Напряженный диалог народов и государства заложен в драматургии отечественной истории не только ХХ века, но и предшествующих эпох. Русское государство родилось как система межэтнической зависимости (скандинавов, славян и финнов), а затем, по мере подчинения новых народов и усложнения межэтнического взаимодействия, разрослось до имперских масштабов. При этом в конфликт народов и государства были вовлечены не только «угнетенные инородцы» (авангард революций ХХ века), но и «государствообразующий» русский народ. Наивны суждения государственников и даже теоретиков уровня кн. Н. С. Трубецкого, будто характерным свойством великороссов является способность к «государственному строительству крупного масштаба» (Трубецкой 1995:159). На самом деле русские являются носителями высоко креативной и адаптивной культуры, которую в разное время разными средствами пыталось «национализировать» государство. Старорусской культурно-нормативной традиции, долго сохранявшейся в Северной Руси, свойственна не державность, а всевластие веча при служебной роли наемного князя. «Вечевые люди» были главными врагами ордо-московской державной власти и, проиграв открытое противостояние, первыми бежали от нее — кто на север в поморы, кто на юг в казаки. Именно их усилиями были первоначально освоены Урал и Сибирь, позднее колонизованные государством. На очередном витке конфликт русского народа и российского государства вылился в движение старообрядцев, и вновь его очагами стали общины «вечевых людей» на Русском Севере и в Диком Поле. В революциях начала ХХ в. больше всего удивляет, с какой решимостью русские люди крушили российское государство и отвергали официальную религию. Та же природа конфликта лежит в основе поразительного явления постсоветского времени, когда представители разных народов (включая русских) выражали одновременно волю к возрождению своей этнической культуры и небрежение или неприязнь к государству.

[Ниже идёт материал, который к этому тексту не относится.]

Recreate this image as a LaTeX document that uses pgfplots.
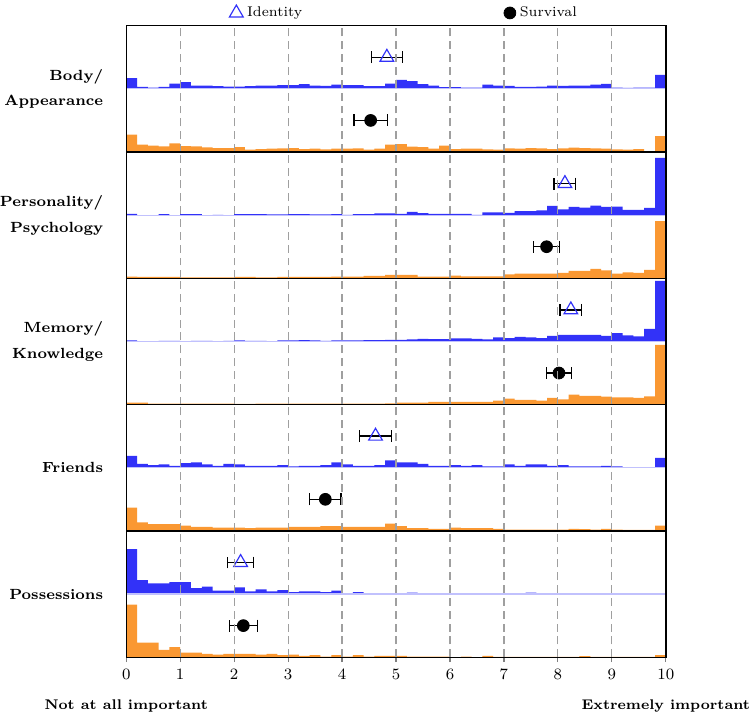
\documentclass[border=0pt]{standalone}
\usepackage{pgfplots}
\pgfplotsset{compat=1.18}
\usepackage{pgfplotstable}
\usepgfplotslibrary{groupplots,fillbetween}
\definecolor{idblue}{RGB}{50,50,248}
\definecolor{svorange}{RGB}{250,152,50}

\pgfplotsset{
  legtri/.style={only marks, idblue, mark=triangle, mark size=4pt, mark options={fill=white, line width=0.6pt},
    legend image code/.code={\draw[mark repeat=2,mark phase=2,only marks,##1] plot coordinates {(0cm,0cm) (0.1cm,0cm) (0.2cm,0cm)};}},
  legcirc/.style={only marks, black, mark=*, mark size=3pt,
    legend image code/.code={\draw[mark repeat=2,mark phase=2,only marks,##1] plot coordinates {(0cm,0cm) (0.1cm,0cm) (0.2cm,0cm)};}},
}
\newcommand{\lblfont}{\fontsize{7.45}{9}\selectfont\bfseries}
\newcommand{\extfont}{\fontsize{7.1}{8.5}\selectfont\bfseries}

% Panel 1: Body/Appearance
\pgfplotstableread{
x b o
0.0 32 52
0.2 6 22
0.4 4 19
0.6 6 17
0.8 16 26
1.0 20 18
1.2 10 17
1.4 10 14
1.6 8 12
1.8 7 12
2.0 7 15
2.2 8 7
2.4 10 9
2.6 10 10
2.8 11 11
3.0 11 12
3.2 14 9
3.4 10 10
3.6 9 8
3.8 13 10
4.0 11 10
4.2 11 11
4.4 8 7
4.6 8 10
4.8 16 22
5.0 27 24
5.2 23 16
5.4 14 15
5.6 10 10
5.8 5 19
6.0 5 9
6.2 4 10
6.4 4 10
6.6 13 8
6.8 10 7
7.0 9 11
7.2 6 10
7.4 6 12
7.6 7 11
7.8 10 9
8.0 9 11
8.2 10 13
8.4 10 12
8.6 13 11
8.8 15 10
9.0 4 8
9.2 3 7
9.4 4 9
9.6 4 3
9.8 42 48
10.0 42 48
}\tabA

% Panel 2: Personality/Psychology
\pgfplotstableread{
x b o
0.0 4 5
0.2 0 4
0.4 0 4
0.6 3 4
0.8 0 4
1.0 3 3
1.2 3 3
1.4 0 3
1.6 1 3
1.8 0 3
2.0 3 4
2.2 3 4
2.4 3 3
2.6 2 3
2.8 2 4
3.0 3 4
3.2 3 4
3.4 2 4
3.6 2 4
3.8 3 5
4.0 1 5
4.2 3 5
4.4 3 7
4.6 5 7
4.8 5 10
5.0 4 10
5.2 10 10
5.4 6 5
5.6 4 5
5.8 4 5
6.0 4 8
6.2 4 6
6.4 1 6
6.6 8 6
6.8 8 6
7.0 7 12
7.2 12 14
7.4 12 14
7.6 14 14
7.8 28 14
8.0 17 16
8.2 25 22
8.4 23 22
8.6 29 28
8.8 25 24
9.0 26 14
9.2 16 18
9.4 16 16
9.6 22 25
9.8 172 172
10.0 172 172
}\tabB

% Panel 3: Memory/Knowledge
\pgfplotstableread{
x b o
0.0 3 6
0.2 0 6
0.4 0 3
0.6 2 3
0.8 2 3
1.0 0 3
1.2 2 3
1.4 2 3
1.6 0 3
1.8 2 3
2.0 3 2
2.2 2 2
2.4 2 3
2.6 0 3
2.8 3 3
3.0 3 3
3.2 4 3
3.4 3 3
3.6 2 3
3.8 3 3
4.0 3 3
4.2 3 3
4.4 4 3
4.6 4 3
4.8 5 4
5.0 5 6
5.2 6 6
5.4 8 6
5.6 7 8
5.8 7 8
6.0 9 8
6.2 9 8
6.4 8 8
6.6 6 8
6.8 12 12
7.0 10 18
7.2 14 14
7.4 12 14
7.6 10 12
7.8 17 20
8.0 20 16
8.2 20 30
8.4 20 26
8.6 20 26
8.8 17 24
9.0 25 22
9.2 18 22
9.4 15 20
9.6 38 25
9.8 182 180
10.0 182 180
}\tabC

% Panel 4: Friends
\pgfplotstableread{
x b o
0.0 36 70
0.2 12 26
0.4 8 20
0.6 10 20
0.8 6 20
1.0 14 16
1.2 16 12
1.4 10 12
1.6 6 10
1.8 12 10
2.0 10 10
2.2 6 8
2.4 6 10
2.6 6 10
2.8 8 10
3.0 4 12
3.2 6 12
3.4 6 12
3.6 8 14
3.8 16 14
4.0 10 12
4.2 6 12
4.4 6 12
4.6 8 12
4.8 22 22
5.0 16 14
5.2 16 8
5.4 12 8
5.6 6 6
5.8 6 6
6.0 8 10
6.2 6 8
6.4 8 8
6.6 4 8
6.8 4 6
7.0 10 4
7.2 6 4
7.4 10 4
7.6 10 4
7.8 6 4
8.0 8 4
8.2 4 6
8.4 4 5
8.6 4 4
8.8 6 6
9.0 4 4
9.2 2 3
9.4 2 3
9.6 2 3
9.8 30 16
10.0 30 16
}\tabD

% Panel 5: Possessions
\pgfplotstableread{
x b o
0.0 135 158
0.2 42 44
0.4 32 44
0.6 32 22
0.8 36 30
1.0 36 14
1.2 18 14
1.4 22 10
1.6 10 8
1.8 10 10
2.0 20 10
2.2 8 10
2.4 14 8
2.6 8 10
2.8 12 6
3.0 6 8
3.2 8 4
3.4 8 6
3.6 6 2
3.8 10 6
4.0 2 2
4.2 6 6
4.4 3 2
4.6 3 4
4.8 3 4
5.0 3 4
5.2 4 2
5.4 2 2
5.6 2 2
5.8 3 2
6.0 1 0
6.2 2 2
6.4 2 0
6.6 1 4
6.8 0 1
7.0 1 1
7.2 0 1
7.4 4 1
7.6 1 1
7.8 1 1
8.0 1 1
8.2 1 1
8.4 1 3
8.6 0 1
8.8 1 1
9.0 1 1
9.2 0 1
9.4 1 1
9.6 1 1
9.8 0 6
10.0 0 6
}\tabE

\newcommand{\panelplots}[6]{%
  \addplot[draw=idblue!30, line width=0.6pt, forget plot] coordinates {(0,190) (10,190)};
  \addplot[name path=bh#2, draw=none, const plot, forget plot] table[x=x, y expr=\thisrow{b}+190] {#1};
  \addplot[name path=bb#2, draw=none, forget plot] coordinates {(0,190) (10,190)};
  \addplot[fill=idblue, draw=none, forget plot] fill between[of=bh#2 and bb#2];
  \addplot[fill=svorange, draw=none, const plot, forget plot] table[x=x, y=o] {#1} \closedcycle;
  \addplot[only marks, idblue, mark=triangle, mark size=4pt, mark options={fill=white, line width=0.6pt}, forget plot,
    error bars/.cd, x dir=both, x explicit,
    error bar style={black, line width=0.7pt},
    error mark options={rotate=90, black, mark size=3pt, line width=0.7pt}]
    coordinates {(#3,285) +- (#4,0)};
  \addplot[only marks, black, mark=*, mark size=3pt, forget plot,
    error bars/.cd, x dir=both, x explicit,
    error bar style={black, line width=0.7pt},
    error mark options={rotate=90, black, mark size=3pt, line width=0.7pt}]
    coordinates {(#5,95) +- (#6,0)};
}

\begin{document}
\begin{tikzpicture}
\begin{groupplot}[
  group style={group name=G, group size=1 by 5, vertical sep=0pt, xticklabels at=edge bottom},
  scale only axis, width=273pt, height=63.9pt,
  xmin=0, xmax=10, ymin=0, ymax=380, enlargelimits=false,
  xtick={0,1,...,10}, ytick=\empty,
  xmajorgrids,
  major grid style={gray!75, dash pattern=on 4pt off 2.5pt, line width=0.6pt},
  axis on top,
  axis line style={black, line width=0.7pt},
  major tick length=0pt,
  clip mode=individual,
  tick label style={font=\footnotesize},
]
\nextgroupplot[
  legend style={draw=none, fill=none, at={(0.187,1.0)}, anchor=south west, legend columns=2,
    font=\fontsize{7.1}{8.5}\selectfont, inner sep=1pt,
    /tikz/every even column/.append style={column sep=100pt}},
]
\addlegendimage{legtri}
\addlegendentry{Identity}
\addlegendimage{legcirc}
\addlegendentry{Survival}
\panelplots{\tabA}{a}{4.83}{0.29}{4.53}{0.31}
\node[anchor=east, align=right, font=\lblfont, inner sep=0pt, xshift=-11.5pt] at (rel axis cs:0,0.5) {Body/\\[4pt]Appearance};

\nextgroupplot
\panelplots{\tabB}{b}{8.13}{0.20}{7.79}{0.24}
\node[anchor=east, align=right, font=\lblfont, inner sep=0pt, xshift=-11.5pt] at (rel axis cs:0,0.5) {Personality/\\[4pt]Psychology};

\nextgroupplot
\panelplots{\tabC}{c}{8.24}{0.20}{8.02}{0.23}
\node[anchor=east, align=right, font=\lblfont, inner sep=0pt, xshift=-11.5pt] at (rel axis cs:0,0.5) {Memory/\\[4pt]Knowledge};

\nextgroupplot
\panelplots{\tabD}{d}{4.62}{0.30}{3.69}{0.29}
\node[anchor=east, align=right, font=\lblfont, inner sep=0pt, xshift=-11.5pt] at (rel axis cs:0,0.5) {Friends};

\nextgroupplot[major tick length=2.5pt, tick align=outside, xtick pos=bottom, tick style={gray, line width=0.6pt}]
\panelplots{\tabE}{e}{2.12}{0.24}{2.17}{0.26}
\node[anchor=east, align=right, font=\lblfont, inner sep=0pt, xshift=-11.5pt] at (rel axis cs:0,0.5) {Possessions};
\node[font=\extfont, inner sep=0pt, yshift=-24.5pt] at (rel axis cs:0,0) {Not at all important};
\node[font=\extfont, inner sep=0pt, yshift=-24.5pt] at (rel axis cs:1,0) {Extremely important};
\end{groupplot}
\path ([xshift=-61.5pt,yshift=13pt]G c1r1.north west) rectangle ([xshift=40.5pt,yshift=-29.5pt]G c1r5.south east);
\end{tikzpicture}
\end{document}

Грань между понятиями «русский» (этничность) и «россиянин» (гражданство) затерта идеологией и официальной историографией, преподносящих народ и государство в единстве. Эта замысловатая комбинация этничности-гражданства непереводима с русского (например, в английском и то и другое — Russian) и не распознаваема для самих ее носителей. Конфликт «русскости» и «российскости» тлеет внутри человека, порождая его социальную двуликость. У народов, этничность и гражданство которых явно расходятся, это противоречие разрешается тем, что выносится наружу и принимает социально организованный вид, например, миграций евреев, этнических движений басков в Испании или чеченцев в России. Для «государствообразующего» народа подобная манифестация конфликта недопустима, зато подсознательно зреющий в нем бунт — «бессмысленный и беспощадный». Опыты регулирования государственных и этнических ценностей — как династией Романовых, так и Советской политической элитой — показывают, что «государствообразующий» народ далеко не всегда играет ключевую роль в политогенезе, поскольку элитой может стать этническое меньшинство, захватившее власть при раздоре среди большинства. В отличие от народов, имперское государство по сути космополитично и может пополняться (или даже быть захваченным) иноземцами, заимствовать чужеродные законы, религии и институты. Изменчивость феномена гражданства иллюстрируется быстротечной судьбой «советского народа», провозглашенного Конституцией 1977 г. и вскоре исчезнувшего. Впрочем, тут же был введен в обиход его аналог «россияне», как будто, более благозвучный и долговечный.
Российской исторической науке свойственно, как сказал бы Фрейд, подавленное желание вскрыть драму народов и государства, но нередко оно оборачивается лишь «бессмысленным и беспощадным» терзанием самой истории. Так случилось с историографией после революции, а затем с закатом большевизма. Возможно, равновесный диалог двух историй, политической и этнической, поможет осмыслить российский парадокс и найти ключ к гармонизации двух пугающих своей мощью стихий — этничности и государственности.

Нордизм и ордизм
Ключевым в истории России представляется диалог северной и южной традиций этничности и государственности (нередко они называются западной и восточной). Речь идет о североевропейском и центральноазиатском очагах этногенеза и политогенеза, оказавших решающее влияние на формирование русского народа и российского государства. В готскую и гуннскую эпохи восточные славяне были вовлечены в орбиты сопоставимых по мощи культур, носителей которых можно условно назвать кочевниками морей (северные германцы) и степей (тюрки). Позднее те же по характеру культуры — свеев и викингов на водных магистралях, тюрок и монголов в степях — регулярно воздействовали на лесных жителей Балто-Понтийского междуморья, причем северная часть славян оказалась преимущественно в орбите нордического влияния, южная — пост-гуннского (савиро-аваро-хазарского). В раннем средневековье, накануне образования Русского государства, «верхние» (по рекам Балтийского бассейна) и «нижние» (по рекам Понтийского бассейна) славяне заметно различались по культуре и, как свидетельствует летописец, платили дань, соответственно, варягам и хазарам.
В эпоху викингов очередное поколение северных германцев, вслед за готами Германариха и свеями Великой Швеции, освоило Балто-Понтийское междуморье. С IX в. нордическое влияние в лице скандинавов и верхних славян стало доминантным, охватив на юге хазаро-нижнеславянское сообщество. Из Новгорода (Ладоги) в Киев распространялась власть создателей и реформаторов Руси: вслед за Олегом по тому же пути и сценарию (с непременным участием варяжских дружин) господство Севера над Югом утверждали Владимир и Ярослав. При всем великолепии и стратегическом значении Киева в Причерноморье и Поднепровье, очагом политического и культурного влияния в эпоху викингов оставалась Северная Русь.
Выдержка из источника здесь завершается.